The Dish Market Report, October 13, 2020

top of mind news

Weekly chicken production last week lagged year ago levels, with slaughter for the week ending October 3rd revealing a 3.3% (y/y) decline. Bird weights, while flat with the week prior, were 2.4% heavier than a year ago, leaving ready-to-cook (RTC) output just 0.9% less than the year prior. Over the past six-weeks, RTC production is just 0.6% below a year ago, but output isn’t likely to expand sharply in the near-term. Amid tighter production schedules, wing prices remain near record highs, with tenders, while starting to fade, are running well above year ago levels, as well. Even the dark meat sector is starting to find modest support, but the export market has yet to be buying leg quarters. But some foreign interest for leg meat may be seen later this quarter.


From record beef output throughout late September, beef production fell abruptly last week, down 4.1% from the week prior, but was 0.4% over last year. The price inflation during September was a bit too early to stick, and last week saw modestly retreating prices nearly across the carcass, with only the Choice ribs holding onto weekly gains. Aside from the chuck and brisket primals, the Choice cutout is running above year ago levels. The grinds, however, continue to languish, running near their lowest levels since 2016. Seasonal upside is still expected for trim, but interest will likely remain tempered this fall.



Hog slaughter last week moved over the 2.7 million head for the first time since early April, a move anticipated for a few weeks now. Wholesale pork prices have been steadily higher recently, but the move to increase pork production, if sustained, may temper the upside potential deeper into the fall. Pork belly prices continue to firm moving into the mid-to-upper $1.50’s, with ham prices finding significant support, as well. If exports remain active and increased weekly pork sales remain constant than upside price risk for pork may persist.





U.S. shrimp imports during August were big despite the subpar economy. In the month, the U.S. imported 17% more shrimp than the previous year. And this mostly came at lower prices compared to the prior month. Data is starting to show that the recovery in foodservice is slowing which should temper any recovery in shrimp demand.
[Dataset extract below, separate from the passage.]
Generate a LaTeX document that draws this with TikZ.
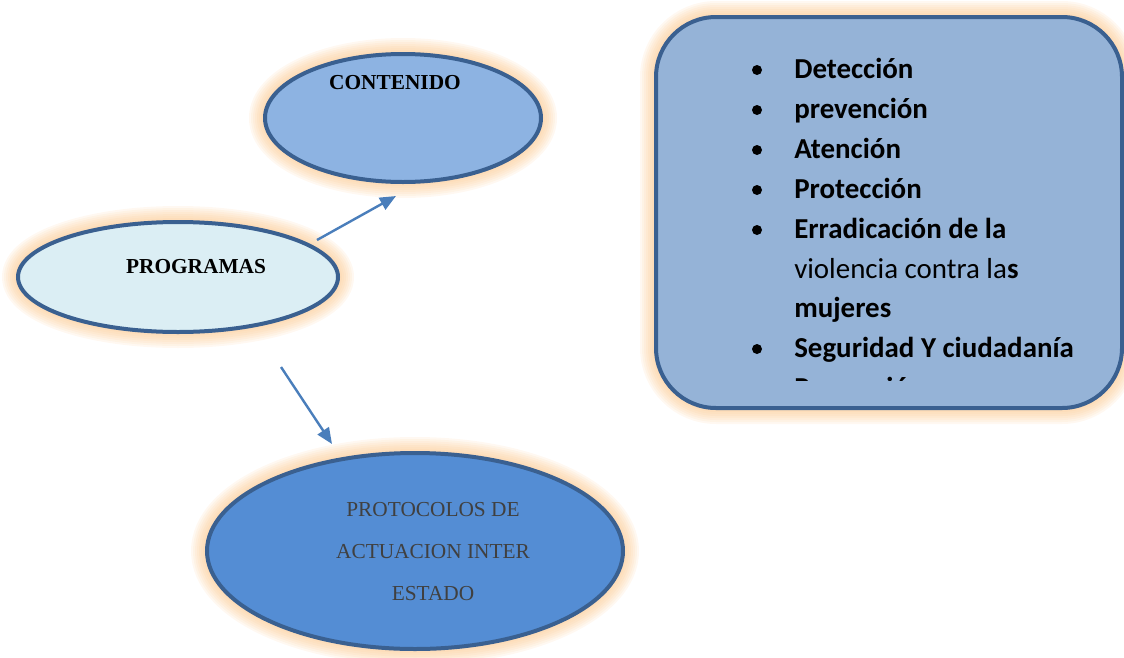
\documentclass[tikz,border=0pt]{standalone}
\usepackage{fontspec}
\setmainfont{Liberation Serif}
\newfontfamily\calib{Carlito}
\usetikzlibrary{arrows.meta,shapes.geometric}
\definecolor{bordc}{HTML}{3A6090}
\definecolor{contc}{HTML}{8DB3E2}
\definecolor{progc}{HTML}{DBEEF4}
\definecolor{protc}{HTML}{548DD4}
\definecolor{boxc}{HTML}{95B3D7}
\definecolor{glowc}{HTML}{FBC384}
\definecolor{arrc}{HTML}{4A7EBB}
\definecolor{txtg}{HTML}{404040}
\tikzset{
  shapeline/.style={draw=bordc, line width=3pt},
  ell/.style={shapeline, ellipse, inner sep=0pt},
  arr/.style={draw=arrc, line width=1.8pt, -{Triangle[length=12pt,width=10pt]}},
  bl/.style={anchor=base west, inner sep=0pt, font=\calib\fontsize{21.7}{25}\selectfont},
  dot/.style={circle, fill=black, inner sep=0pt, minimum size=7.5pt},
  elabel/.style={inner sep=0pt, font=\fontsize{16}{20}\selectfont},
  glow/.style={glowc, opacity=0.11},
}
\begin{document}
\begin{tikzpicture}[x=0.75pt,y=-0.75pt]
\useasboundingbox (0,0) rectangle (1124,657);
% glows
\foreach \w in {3,6,...,24}{
  \draw[glow, line width=\w pt] (403,118) ellipse (138 and 64);
  \draw[glow, line width=\w pt] (178,277) ellipse (160 and 55);
  \draw[glow, line width=\w pt] (415,551) ellipse (208 and 98);
  \draw[glow, line width=\w pt, rounded corners=45pt] (656,17) rectangle (1122,408);
}
% shapes
\node[ell, fill=contc, minimum width=276*0.75pt, minimum height=128*0.75pt] (cont) at (403,118) {};
\node[ell, fill=progc, minimum width=320*0.75pt, minimum height=110*0.75pt] (prog) at (178,277) {};
\node[ell, fill=protc, minimum width=416*0.75pt, minimum height=196*0.75pt] (prot) at (415,551) {};
\node[shapeline, fill=boxc, rectangle, rounded corners=45pt, minimum width=466*0.75pt, minimum height=391*0.75pt, inner sep=0pt] (box) at (889,212.5) {};
% ellipse labels
\node[elabel, font=\bfseries\fontsize{16}{20}\selectfont] (tcont) at (395,83) {CONTENIDO};
\node[elabel, font=\bfseries\fontsize{16}{20}\selectfont] (tprog) at (196,267) {PROGRAMAS};
\node[elabel, text=txtg, align=center, font=\fontsize{16}{31.5}\selectfont] (tprot) at (433,552) {PROTOCOLOS DE\\ACTUACION INTER\\ESTADO};
% arrows
\coordinate (a1s) at (317,240);
\coordinate (a1e) at (396,196);
\coordinate (a2s) at (281,367);
\coordinate (a2e) at (332,444);
\draw[arr] (a1s) -- (a1e);
\draw[arr] (a2s) -- (a2e);
% list
\node[dot] (d1) at (757,70) {};
\node[bl] (l1) at (794,78) {\bfseries Detección};
\node[dot] (d2) at (757,110) {};
\node[bl] (l2) at (794,118) {\bfseries prevención};
\node[dot] (d3) at (757,150) {};
\node[bl] (l3) at (794,158) {\bfseries Atención};
\node[dot] (d4) at (757,190) {};
\node[bl] (l4) at (794,198) {\bfseries Protección};
\node[dot] (d5) at (757,230) {};
\node[bl] (l5) at (794,238) {\bfseries Erradicación de la};
\node[bl] (l6) at (794,278) {violencia contra la\textbf{s}};
\node[bl] (l7) at (794,317) {\bfseries mujeres};
\node[dot] (d8) at (757,349) {};
\node[bl] (l8) at (794,357) {\bfseries Seguridad Y ciudadanía};
\begin{scope}
\clip (656,370) rectangle (1122,380);
\node[dot] (d9) at (757,389) {};
\node[bl] (l9) at (794,397) {\bfseries Promoción};
\end{scope}
\end{tikzpicture}
\end{document}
That said, the risk in the shrimp markets remains to the upside.






The lettuce markets remain expensive due to adverse weather negatively impacting supplies. Lettuce shipments are expected to remain subpar in the near term which should be supportive of prices. That said, lettuce demand is likely to back off in the coming weeks. Assuming so, the upside price risk in the lettuce markets may be short-lived. History does suggest that romaine lettuce prices could remain elevated, however, into December. The avocado market is relatively stable with good supplies continuing out of Mexico.






CME spot butter prices remained soft last week and are the cheapest for October since 2009. U.S. butter exports during August were up 1.7% (y/y) but were the second smallest for the month since 2016. The downside risk for the spot butter market from here may be limited. The cheese markets are firm. The cheese block price carry over barrels is narrowing but still unusually wide. August domestic cheese exports were up 16.5% (y/y) with sales to Mexico and South Korea accounting for nearly 50% (of the total exports). A downside correction for the cheese markets is anticipated to occur this fall.




The USDA lowered their U.S. 2020-21 corn and soybean crop estimates last week as expected. Despite this, the available corn supply for the next several months is projected to remain historically adequate. However, the soybean supply is projected to be at a four-year low. This could underpin the soybean complex.







Last week nearby natural gas futures finished higher and are up 33.8% during the last three weeks. Recent hurricane induced natural gas processing disruptions plus some early season cold weather will likely keep natural gas prices high.